PROBLEM TO WORK ON:
Please reproduce exactly the lines between the line holding "Clone this diagram in TikZ." and the line holding "avg_from, avg_to = 32, 32", inclusive, leaving out any pictures.

INPUT ROWS:
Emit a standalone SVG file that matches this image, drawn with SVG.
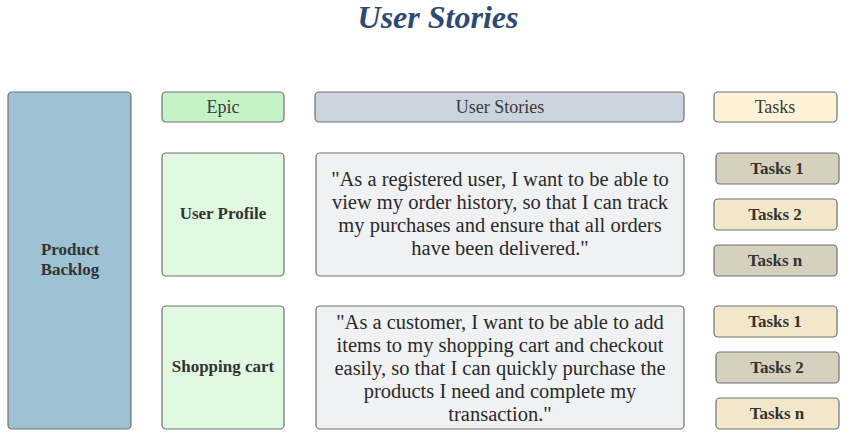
* * *
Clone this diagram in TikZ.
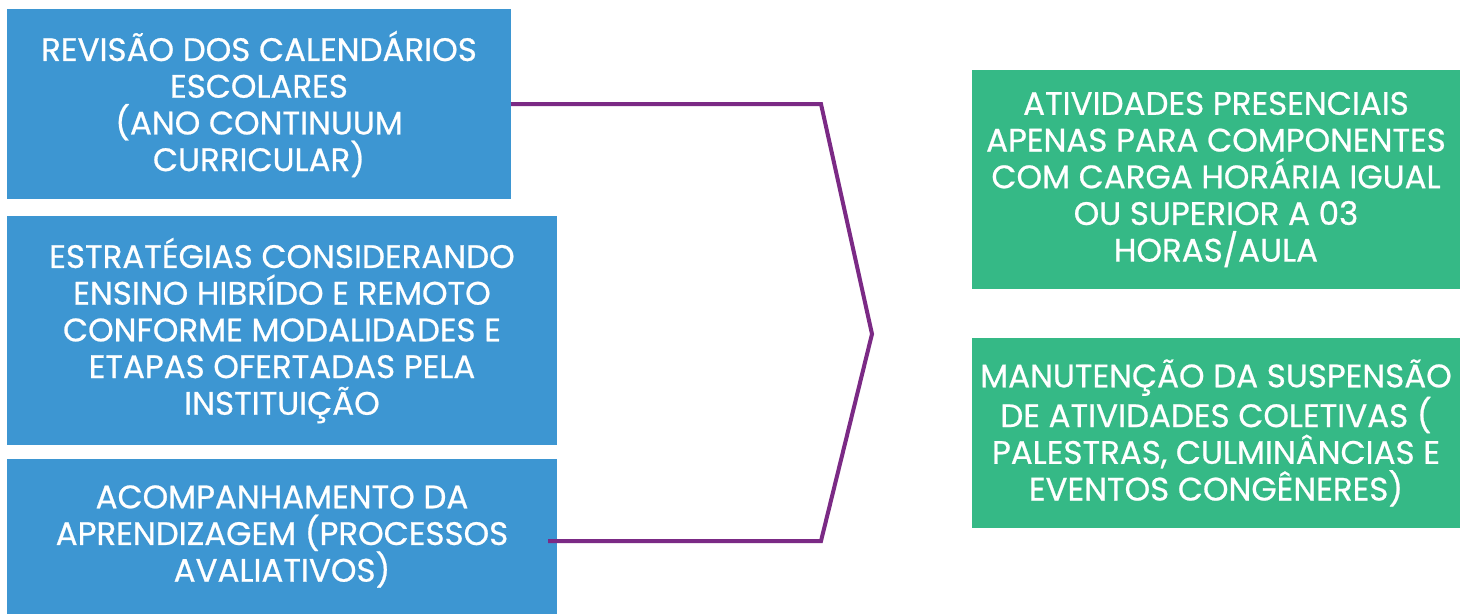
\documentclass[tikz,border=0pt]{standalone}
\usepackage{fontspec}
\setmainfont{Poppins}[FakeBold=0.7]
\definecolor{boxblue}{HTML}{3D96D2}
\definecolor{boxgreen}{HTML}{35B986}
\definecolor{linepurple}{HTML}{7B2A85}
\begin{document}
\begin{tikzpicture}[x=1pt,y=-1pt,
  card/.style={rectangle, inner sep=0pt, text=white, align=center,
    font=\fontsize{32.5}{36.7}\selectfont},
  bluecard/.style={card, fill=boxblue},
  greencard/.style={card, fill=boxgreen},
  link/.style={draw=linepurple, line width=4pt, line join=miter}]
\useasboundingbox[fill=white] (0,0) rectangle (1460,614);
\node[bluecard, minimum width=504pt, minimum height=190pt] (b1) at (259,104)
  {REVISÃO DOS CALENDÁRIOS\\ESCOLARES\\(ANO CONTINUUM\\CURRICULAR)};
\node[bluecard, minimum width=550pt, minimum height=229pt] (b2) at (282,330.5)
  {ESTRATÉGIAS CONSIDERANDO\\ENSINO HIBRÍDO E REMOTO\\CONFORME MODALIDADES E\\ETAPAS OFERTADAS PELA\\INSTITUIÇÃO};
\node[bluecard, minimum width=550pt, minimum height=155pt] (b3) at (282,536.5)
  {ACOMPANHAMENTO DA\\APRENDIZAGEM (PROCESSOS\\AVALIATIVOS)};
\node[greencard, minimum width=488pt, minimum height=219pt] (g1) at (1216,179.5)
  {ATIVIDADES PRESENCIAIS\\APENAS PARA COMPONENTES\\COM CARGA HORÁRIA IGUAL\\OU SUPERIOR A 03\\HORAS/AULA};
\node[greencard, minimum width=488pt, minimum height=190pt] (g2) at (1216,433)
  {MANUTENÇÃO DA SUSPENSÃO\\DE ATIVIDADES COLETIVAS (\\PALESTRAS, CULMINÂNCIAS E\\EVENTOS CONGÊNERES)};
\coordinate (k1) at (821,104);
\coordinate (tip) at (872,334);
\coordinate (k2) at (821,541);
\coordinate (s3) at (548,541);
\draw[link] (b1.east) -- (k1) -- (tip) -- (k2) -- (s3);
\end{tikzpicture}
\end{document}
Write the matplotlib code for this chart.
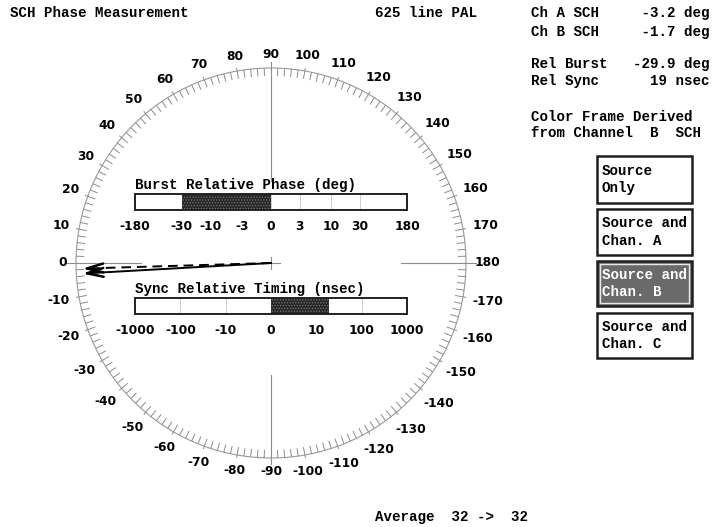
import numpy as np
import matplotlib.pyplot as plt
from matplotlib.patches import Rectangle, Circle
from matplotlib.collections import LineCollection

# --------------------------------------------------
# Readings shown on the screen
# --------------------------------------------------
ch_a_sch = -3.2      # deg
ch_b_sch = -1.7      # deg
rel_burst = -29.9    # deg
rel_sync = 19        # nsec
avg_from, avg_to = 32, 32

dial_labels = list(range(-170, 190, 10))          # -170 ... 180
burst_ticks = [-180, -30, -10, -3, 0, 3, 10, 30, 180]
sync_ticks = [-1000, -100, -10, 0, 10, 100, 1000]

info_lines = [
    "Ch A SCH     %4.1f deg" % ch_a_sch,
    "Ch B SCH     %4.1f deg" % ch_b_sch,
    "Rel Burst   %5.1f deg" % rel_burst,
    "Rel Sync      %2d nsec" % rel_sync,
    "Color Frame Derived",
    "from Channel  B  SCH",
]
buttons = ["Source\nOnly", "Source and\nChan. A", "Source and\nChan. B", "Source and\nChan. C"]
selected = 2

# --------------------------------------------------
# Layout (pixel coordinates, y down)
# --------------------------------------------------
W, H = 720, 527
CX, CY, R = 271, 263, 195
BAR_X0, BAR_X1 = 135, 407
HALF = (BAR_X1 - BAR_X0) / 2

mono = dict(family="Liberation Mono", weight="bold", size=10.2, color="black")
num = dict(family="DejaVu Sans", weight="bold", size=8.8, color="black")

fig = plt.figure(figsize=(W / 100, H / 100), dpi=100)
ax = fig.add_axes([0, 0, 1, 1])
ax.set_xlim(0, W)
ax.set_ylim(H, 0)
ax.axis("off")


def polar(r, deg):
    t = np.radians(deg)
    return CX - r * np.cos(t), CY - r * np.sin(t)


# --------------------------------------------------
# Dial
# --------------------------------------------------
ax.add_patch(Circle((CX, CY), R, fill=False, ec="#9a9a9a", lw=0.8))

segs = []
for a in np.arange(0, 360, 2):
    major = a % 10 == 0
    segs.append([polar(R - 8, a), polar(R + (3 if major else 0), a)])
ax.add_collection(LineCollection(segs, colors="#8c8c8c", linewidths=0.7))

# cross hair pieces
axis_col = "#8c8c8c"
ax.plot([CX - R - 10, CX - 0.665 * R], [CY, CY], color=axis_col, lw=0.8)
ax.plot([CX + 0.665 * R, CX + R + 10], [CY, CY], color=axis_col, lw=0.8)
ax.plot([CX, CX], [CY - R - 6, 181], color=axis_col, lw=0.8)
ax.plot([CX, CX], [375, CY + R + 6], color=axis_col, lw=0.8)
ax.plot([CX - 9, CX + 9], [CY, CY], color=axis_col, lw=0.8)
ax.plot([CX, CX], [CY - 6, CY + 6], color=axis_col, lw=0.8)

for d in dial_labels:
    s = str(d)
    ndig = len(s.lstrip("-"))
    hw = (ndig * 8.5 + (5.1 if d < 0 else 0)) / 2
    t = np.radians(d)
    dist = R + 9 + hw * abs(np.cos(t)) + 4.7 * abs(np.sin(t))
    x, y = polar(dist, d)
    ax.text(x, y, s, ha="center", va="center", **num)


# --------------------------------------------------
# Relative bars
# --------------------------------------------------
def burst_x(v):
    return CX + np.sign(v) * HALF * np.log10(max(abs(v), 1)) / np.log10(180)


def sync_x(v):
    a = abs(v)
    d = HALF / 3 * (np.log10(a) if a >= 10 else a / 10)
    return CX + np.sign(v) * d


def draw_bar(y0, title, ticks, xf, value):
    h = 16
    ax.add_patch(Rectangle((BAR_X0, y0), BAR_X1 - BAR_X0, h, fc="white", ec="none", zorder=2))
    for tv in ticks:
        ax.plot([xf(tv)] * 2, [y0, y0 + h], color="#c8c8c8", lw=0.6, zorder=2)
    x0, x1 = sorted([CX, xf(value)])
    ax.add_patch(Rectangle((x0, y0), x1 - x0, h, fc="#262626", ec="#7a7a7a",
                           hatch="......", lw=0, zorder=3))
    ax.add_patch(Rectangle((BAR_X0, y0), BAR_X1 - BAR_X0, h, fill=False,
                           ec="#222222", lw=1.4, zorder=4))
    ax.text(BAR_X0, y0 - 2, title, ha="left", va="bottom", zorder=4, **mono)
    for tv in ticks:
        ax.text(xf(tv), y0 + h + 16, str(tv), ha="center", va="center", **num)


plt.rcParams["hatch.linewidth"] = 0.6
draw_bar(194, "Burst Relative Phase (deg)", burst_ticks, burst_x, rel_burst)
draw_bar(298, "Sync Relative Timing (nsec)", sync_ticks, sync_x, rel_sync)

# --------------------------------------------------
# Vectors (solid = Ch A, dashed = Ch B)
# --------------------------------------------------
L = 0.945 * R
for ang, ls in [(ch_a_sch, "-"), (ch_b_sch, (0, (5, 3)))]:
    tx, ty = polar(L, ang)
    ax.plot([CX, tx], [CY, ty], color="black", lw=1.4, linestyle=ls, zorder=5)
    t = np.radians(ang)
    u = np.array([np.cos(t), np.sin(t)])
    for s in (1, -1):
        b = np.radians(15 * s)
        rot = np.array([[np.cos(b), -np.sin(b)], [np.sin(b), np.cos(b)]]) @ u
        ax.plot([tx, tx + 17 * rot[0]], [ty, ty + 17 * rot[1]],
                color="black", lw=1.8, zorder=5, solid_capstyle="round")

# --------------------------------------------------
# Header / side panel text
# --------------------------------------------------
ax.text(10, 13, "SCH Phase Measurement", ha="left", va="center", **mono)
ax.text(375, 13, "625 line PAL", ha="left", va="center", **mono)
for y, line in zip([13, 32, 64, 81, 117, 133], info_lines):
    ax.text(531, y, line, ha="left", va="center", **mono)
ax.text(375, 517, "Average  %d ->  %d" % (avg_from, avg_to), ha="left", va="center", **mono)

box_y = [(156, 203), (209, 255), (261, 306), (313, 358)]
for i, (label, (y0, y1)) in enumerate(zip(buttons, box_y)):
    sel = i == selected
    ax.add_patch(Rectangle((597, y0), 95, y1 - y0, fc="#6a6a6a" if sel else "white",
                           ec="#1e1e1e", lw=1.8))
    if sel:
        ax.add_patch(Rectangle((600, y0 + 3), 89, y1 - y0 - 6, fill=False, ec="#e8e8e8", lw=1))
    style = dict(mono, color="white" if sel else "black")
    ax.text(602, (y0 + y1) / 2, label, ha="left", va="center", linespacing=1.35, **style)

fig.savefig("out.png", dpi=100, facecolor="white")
---
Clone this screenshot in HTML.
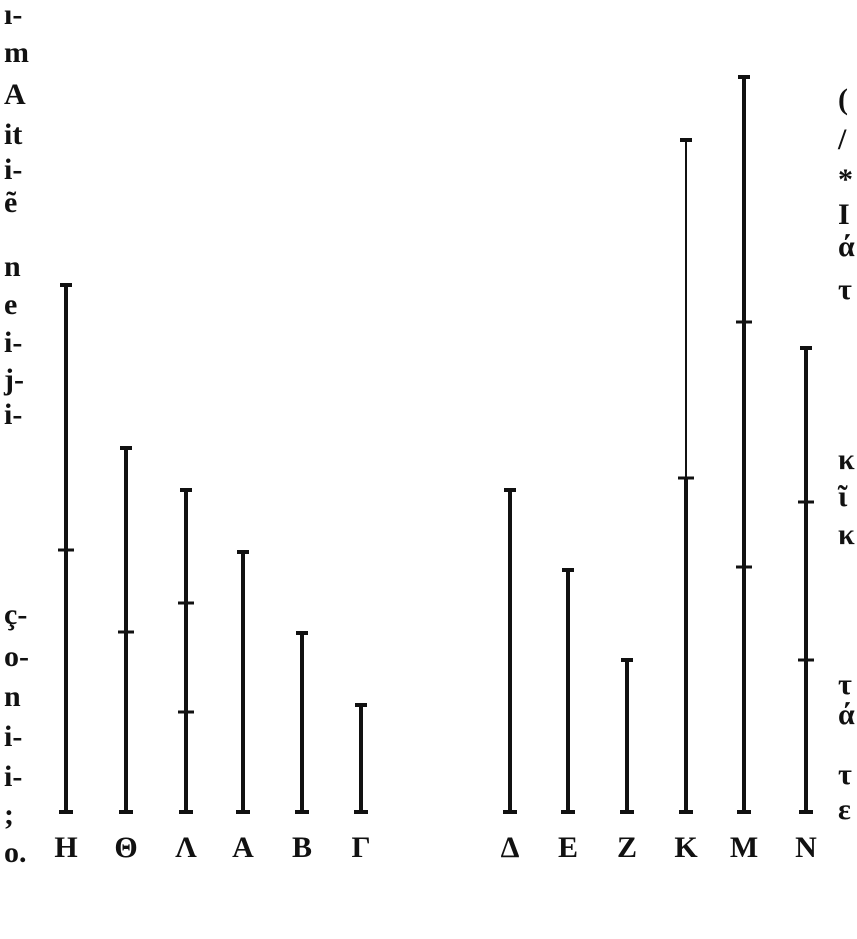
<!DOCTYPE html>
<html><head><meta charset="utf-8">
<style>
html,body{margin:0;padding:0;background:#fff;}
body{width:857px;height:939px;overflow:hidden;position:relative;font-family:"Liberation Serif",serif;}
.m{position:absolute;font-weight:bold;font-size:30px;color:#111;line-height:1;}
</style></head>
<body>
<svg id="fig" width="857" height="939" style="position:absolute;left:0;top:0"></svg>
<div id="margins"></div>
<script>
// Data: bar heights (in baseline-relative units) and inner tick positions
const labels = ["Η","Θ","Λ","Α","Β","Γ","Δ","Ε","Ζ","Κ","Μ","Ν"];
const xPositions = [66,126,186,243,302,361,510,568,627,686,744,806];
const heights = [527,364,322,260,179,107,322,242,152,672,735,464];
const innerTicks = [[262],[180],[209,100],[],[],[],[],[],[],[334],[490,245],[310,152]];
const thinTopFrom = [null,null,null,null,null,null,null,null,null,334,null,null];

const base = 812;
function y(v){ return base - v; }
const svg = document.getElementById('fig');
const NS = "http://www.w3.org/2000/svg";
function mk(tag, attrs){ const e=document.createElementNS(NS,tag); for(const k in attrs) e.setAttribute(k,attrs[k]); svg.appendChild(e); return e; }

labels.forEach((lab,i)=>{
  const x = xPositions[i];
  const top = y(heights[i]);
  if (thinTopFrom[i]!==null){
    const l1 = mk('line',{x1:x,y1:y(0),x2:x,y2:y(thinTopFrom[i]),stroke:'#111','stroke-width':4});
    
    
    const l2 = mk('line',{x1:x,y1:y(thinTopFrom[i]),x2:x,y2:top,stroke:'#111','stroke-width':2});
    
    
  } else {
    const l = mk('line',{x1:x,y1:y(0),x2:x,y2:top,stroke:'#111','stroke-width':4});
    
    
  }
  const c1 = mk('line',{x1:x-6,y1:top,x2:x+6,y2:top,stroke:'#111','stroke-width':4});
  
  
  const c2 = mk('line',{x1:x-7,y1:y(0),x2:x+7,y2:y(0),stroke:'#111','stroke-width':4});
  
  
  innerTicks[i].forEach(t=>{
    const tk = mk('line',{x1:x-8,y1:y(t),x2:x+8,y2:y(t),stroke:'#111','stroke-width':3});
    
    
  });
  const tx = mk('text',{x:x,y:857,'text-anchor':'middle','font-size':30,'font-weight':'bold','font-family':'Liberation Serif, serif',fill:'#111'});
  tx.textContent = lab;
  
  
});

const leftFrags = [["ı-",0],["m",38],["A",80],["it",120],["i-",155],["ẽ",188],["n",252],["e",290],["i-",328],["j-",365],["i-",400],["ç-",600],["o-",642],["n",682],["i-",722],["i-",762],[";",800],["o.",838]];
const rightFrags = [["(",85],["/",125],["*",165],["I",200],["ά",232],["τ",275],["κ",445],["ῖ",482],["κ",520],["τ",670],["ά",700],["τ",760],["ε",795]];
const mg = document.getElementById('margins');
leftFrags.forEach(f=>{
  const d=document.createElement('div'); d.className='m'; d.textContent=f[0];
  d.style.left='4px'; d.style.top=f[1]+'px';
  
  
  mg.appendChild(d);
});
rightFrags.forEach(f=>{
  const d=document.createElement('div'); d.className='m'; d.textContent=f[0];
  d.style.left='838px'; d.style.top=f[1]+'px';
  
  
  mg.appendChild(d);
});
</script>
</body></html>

RESPONSE:
Clone this diagram in TikZ.
\documentclass[tikz,border=0pt]{standalone}
\usepackage{fontspec}
\setmainfont{Poppins}[FakeBold=0.7]
\definecolor{boxblue}{HTML}{3D96D2}
\definecolor{boxgreen}{HTML}{35B986}
\definecolor{linepurple}{HTML}{7B2A85}
\begin{document}
\begin{tikzpicture}[x=1pt,y=-1pt,
  card/.style={rectangle, inner sep=0pt, text=white, align=center,
    font=\fontsize{32.5}{36.7}\selectfont},
  bluecard/.style={card, fill=boxblue},
  greencard/.style={card, fill=boxgreen},
  link/.style={draw=linepurple, line width=4pt, line join=miter}]
\useasboundingbox[fill=white] (0,0) rectangle (1460,614);
\node[bluecard, minimum width=504pt, minimum height=190pt] (b1) at (259,104)
  {REVISÃO DOS CALENDÁRIOS\\ESCOLARES\\(ANO CONTINUUM\\CURRICULAR)};
\node[bluecard, minimum width=550pt, minimum height=229pt] (b2) at (282,330.5)
  {ESTRATÉGIAS CONSIDERANDO\\ENSINO HIBRÍDO E REMOTO\\CONFORME MODALIDADES E\\ETAPAS OFERTADAS PELA\\INSTITUIÇÃO};
\node[bluecard, minimum width=550pt, minimum height=155pt] (b3) at (282,536.5)
  {ACOMPANHAMENTO DA\\APRENDIZAGEM (PROCESSOS\\AVALIATIVOS)};
\node[greencard, minimum width=488pt, minimum height=219pt] (g1) at (1216,179.5)
  {ATIVIDADES PRESENCIAIS\\APENAS PARA COMPONENTES\\COM CARGA HORÁRIA IGUAL\\OU SUPERIOR A 03\\HORAS/AULA};
\node[greencard, minimum width=488pt, minimum height=190pt] (g2) at (1216,433)
  {MANUTENÇÃO DA SUSPENSÃO\\DE ATIVIDADES COLETIVAS (\\PALESTRAS, CULMINÂNCIAS E\\EVENTOS CONGÊNERES)};
\coordinate (k1) at (821,104);
\coordinate (tip) at (872,334);
\coordinate (k2) at (821,541);
\coordinate (s3) at (548,541);
\draw[link] (b1.east) -- (k1) -- (tip) -- (k2) -- (s3);
\end{tikzpicture}
\end{document}
Write the matplotlib code for this chart.
import numpy as np
import matplotlib.pyplot as plt
from matplotlib.patches import Rectangle, Circle
from matplotlib.collections import LineCollection

# --------------------------------------------------
# Readings shown on the screen
# --------------------------------------------------
ch_a_sch = -3.2      # deg
ch_b_sch = -1.7      # deg
rel_burst = -29.9    # deg
rel_sync = 19        # nsec
avg_from, avg_to = 32, 32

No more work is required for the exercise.